Traditional solar modules are designed to capture as much light energy as possible on one side and convert that into electrical power, while any residual light is reflected away. A recent innovation in solar panel technology allows for light to pass through areas in the module and is re-captured on the back side for increased efficiency.
These are known as bifacial solar panels. Many of these panels have a slim profile and limited framing dimensions to increase the surface area and collect as much energy as possible.
An ideal application for these new solar panels are on top of white membrane roofs, already designed to reflect light, to increase the efficiency of the total array. In a study conducted by a leading solar panel manufacturer, LONGi, panels were found to be 10-12% more efficient in baseline comparisons. Depending on the field application the efficiency gains can be as dramatic as 27% when combined with a tracking system to follow the path of the sun throughout the day.

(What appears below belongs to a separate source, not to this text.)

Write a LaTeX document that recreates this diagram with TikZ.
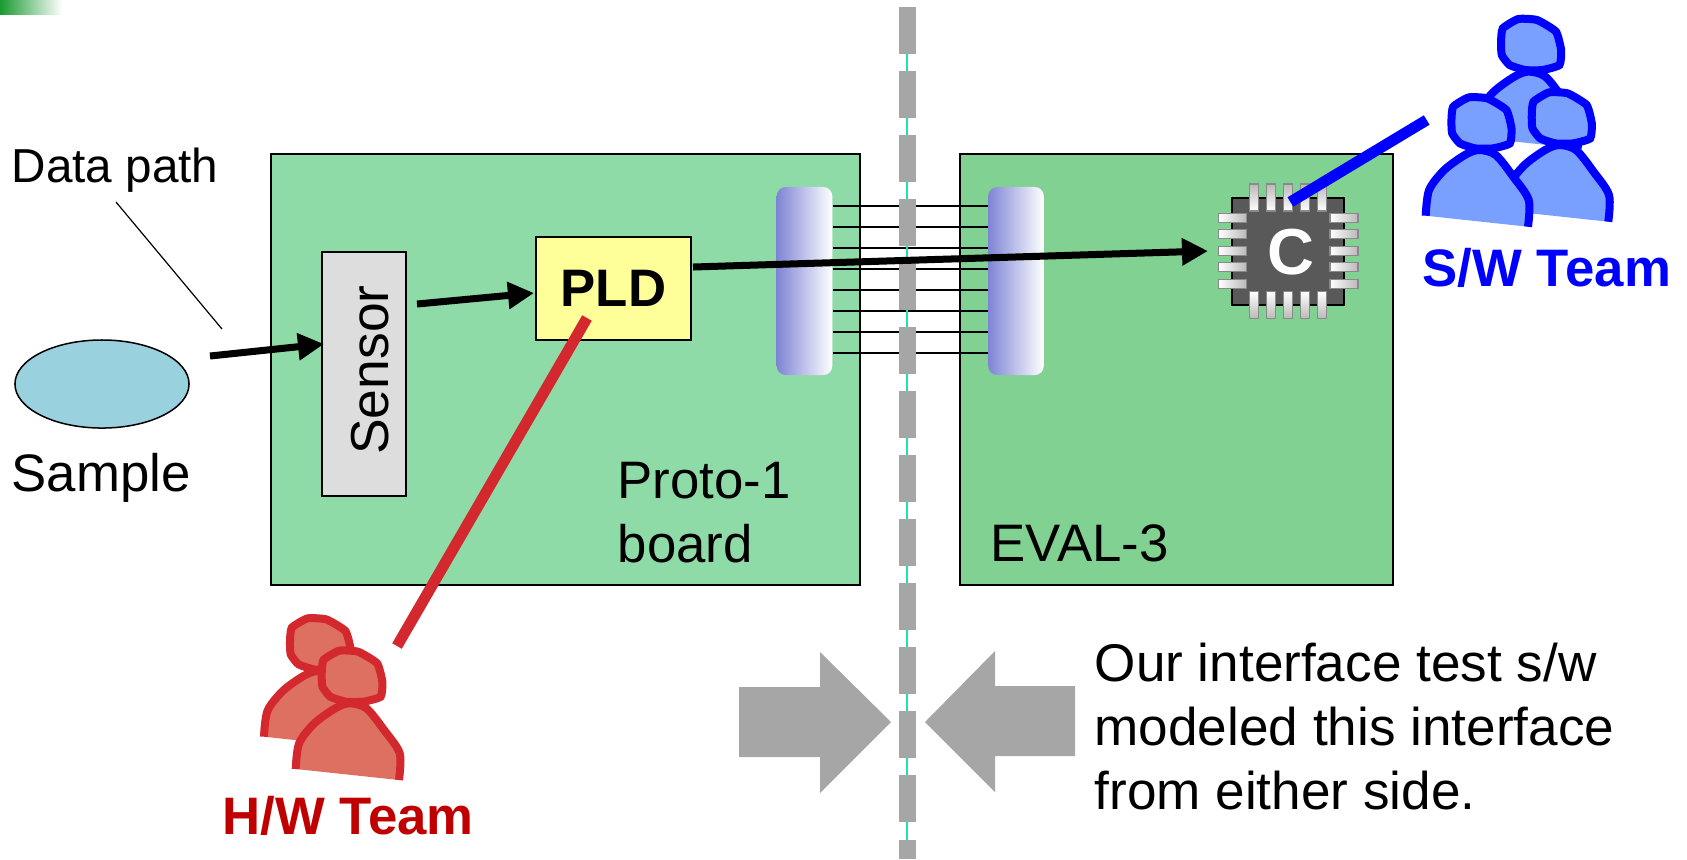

A key benefit in analyzing the use case is the reduction in the overall array size, racking requirements, and balance of system components as more power can be produced per square foot, compared to traditional systems. While these bifacial solar panels carry a slight cost premium today, this can typically be more than accounted for in efficiency gains and array size reductions. Additional applications could include building integrated solar installations and wall-mounted solar to increase efficiencies with building reflective surfaces.
Melink Corporation is deploying bifacial solar panel technology at its new HQ2 building. This will help to further offset the building's energy usage Zero-Energy footprint. The modules will be part of an enhanced parking lot solar canopy that will include car charging stations for electric vehicles. In addition to our own building, several arrays that are currently in development by the Melink Solar team include bifacial module technology.